## Begin Recorded data

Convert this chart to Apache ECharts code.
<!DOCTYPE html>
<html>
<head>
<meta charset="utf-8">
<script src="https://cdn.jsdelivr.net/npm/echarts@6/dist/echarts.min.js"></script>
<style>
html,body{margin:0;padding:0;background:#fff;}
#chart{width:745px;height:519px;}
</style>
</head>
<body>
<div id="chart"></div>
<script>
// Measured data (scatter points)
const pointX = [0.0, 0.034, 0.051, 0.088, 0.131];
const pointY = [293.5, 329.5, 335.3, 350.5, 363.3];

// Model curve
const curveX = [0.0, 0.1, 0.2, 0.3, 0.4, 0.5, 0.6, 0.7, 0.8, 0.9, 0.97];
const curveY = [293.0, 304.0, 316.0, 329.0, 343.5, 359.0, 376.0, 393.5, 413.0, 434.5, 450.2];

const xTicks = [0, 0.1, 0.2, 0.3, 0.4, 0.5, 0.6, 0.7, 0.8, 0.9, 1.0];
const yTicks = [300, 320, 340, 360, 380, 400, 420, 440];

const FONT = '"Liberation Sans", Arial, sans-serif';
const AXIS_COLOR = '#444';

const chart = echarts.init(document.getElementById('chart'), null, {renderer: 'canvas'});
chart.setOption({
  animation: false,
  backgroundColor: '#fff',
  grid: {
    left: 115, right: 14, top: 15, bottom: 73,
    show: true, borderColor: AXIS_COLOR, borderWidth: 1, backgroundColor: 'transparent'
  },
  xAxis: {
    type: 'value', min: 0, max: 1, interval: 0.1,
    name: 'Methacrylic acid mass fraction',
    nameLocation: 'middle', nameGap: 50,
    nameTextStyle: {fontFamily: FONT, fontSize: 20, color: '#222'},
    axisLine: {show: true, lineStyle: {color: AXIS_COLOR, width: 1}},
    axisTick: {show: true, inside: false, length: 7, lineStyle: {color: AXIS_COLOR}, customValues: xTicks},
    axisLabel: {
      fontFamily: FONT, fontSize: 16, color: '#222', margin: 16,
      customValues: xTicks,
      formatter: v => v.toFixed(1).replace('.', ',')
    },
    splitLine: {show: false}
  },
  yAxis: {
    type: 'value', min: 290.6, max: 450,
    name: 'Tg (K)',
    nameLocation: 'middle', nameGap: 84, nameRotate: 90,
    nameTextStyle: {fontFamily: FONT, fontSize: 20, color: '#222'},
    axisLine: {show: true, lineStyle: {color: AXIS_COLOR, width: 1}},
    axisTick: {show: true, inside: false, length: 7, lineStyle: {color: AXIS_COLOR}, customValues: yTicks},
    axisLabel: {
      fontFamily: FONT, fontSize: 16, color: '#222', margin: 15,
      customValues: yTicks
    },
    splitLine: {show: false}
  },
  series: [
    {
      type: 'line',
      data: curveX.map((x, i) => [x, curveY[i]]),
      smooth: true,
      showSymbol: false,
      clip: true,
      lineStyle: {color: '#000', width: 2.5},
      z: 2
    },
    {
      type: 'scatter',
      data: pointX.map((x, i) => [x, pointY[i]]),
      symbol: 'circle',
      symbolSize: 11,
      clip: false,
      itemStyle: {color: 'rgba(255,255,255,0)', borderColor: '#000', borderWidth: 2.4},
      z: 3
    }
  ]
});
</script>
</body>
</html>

## End Recorded data

Your instructions: Write out the material exactly as given.

Task response:
Convert this chart to Apache ECharts code.
<!DOCTYPE html>
<html>
<head>
<meta charset="utf-8">
<script src="https://cdn.jsdelivr.net/npm/echarts@6/dist/echarts.min.js"></script>
<style>
html,body{margin:0;padding:0;background:#fff;}
#chart{width:745px;height:519px;}
</style>
</head>
<body>
<div id="chart"></div>
<script>
// Measured data (scatter points)
const pointX = [0.0, 0.034, 0.051, 0.088, 0.131];
const pointY = [293.5, 329.5, 335.3, 350.5, 363.3];

// Model curve
const curveX = [0.0, 0.1, 0.2, 0.3, 0.4, 0.5, 0.6, 0.7, 0.8, 0.9, 0.97];
const curveY = [293.0, 304.0, 316.0, 329.0, 343.5, 359.0, 376.0, 393.5, 413.0, 434.5, 450.2];

const xTicks = [0, 0.1, 0.2, 0.3, 0.4, 0.5, 0.6, 0.7, 0.8, 0.9, 1.0];
const yTicks = [300, 320, 340, 360, 380, 400, 420, 440];

const FONT = '"Liberation Sans", Arial, sans-serif';
const AXIS_COLOR = '#444';

const chart = echarts.init(document.getElementById('chart'), null, {renderer: 'canvas'});
chart.setOption({
  animation: false,
  backgroundColor: '#fff',
  grid: {
    left: 115, right: 14, top: 15, bottom: 73,
    show: true, borderColor: AXIS_COLOR, borderWidth: 1, backgroundColor: 'transparent'
  },
  xAxis: {
    type: 'value', min: 0, max: 1, interval: 0.1,
    name: 'Methacrylic acid mass fraction',
    nameLocation: 'middle', nameGap: 50,
    nameTextStyle: {fontFamily: FONT, fontSize: 20, color: '#222'},
    axisLine: {show: true, lineStyle: {color: AXIS_COLOR, width: 1}},
    axisTick: {show: true, inside: false, length: 7, lineStyle: {color: AXIS_COLOR}, customValues: xTicks},
    axisLabel: {
      fontFamily: FONT, fontSize: 16, color: '#222', margin: 16,
      customValues: xTicks,
      formatter: v => v.toFixed(1).replace('.', ',')
    },
    splitLine: {show: false}
  },
  yAxis: {
    type: 'value', min: 290.6, max: 450,
    name: 'Tg (K)',
    nameLocation: 'middle', nameGap: 84, nameRotate: 90,
    nameTextStyle: {fontFamily: FONT, fontSize: 20, color: '#222'},
    axisLine: {show: true, lineStyle: {color: AXIS_COLOR, width: 1}},
    axisTick: {show: true, inside: false, length: 7, lineStyle: {color: AXIS_COLOR}, customValues: yTicks},
    axisLabel: {
      fontFamily: FONT, fontSize: 16, color: '#222', margin: 15,
      customValues: yTicks
    },
    splitLine: {show: false}
  },
  series: [
    {
      type: 'line',
      data: curveX.map((x, i) => [x, curveY[i]]),
      smooth: true,
      showSymbol: false,
      clip: true,
      lineStyle: {color: '#000', width: 2.5},
      z: 2
    },
    {
      type: 'scatter',
      data: pointX.map((x, i) => [x, pointY[i]]),
      symbol: 'circle',
      symbolSize: 11,
      clip: false,
      itemStyle: {color: 'rgba(255,255,255,0)', borderColor: '#000', borderWidth: 2.4},
      z: 3
    }
  ]
});
</script>
</body>
</html>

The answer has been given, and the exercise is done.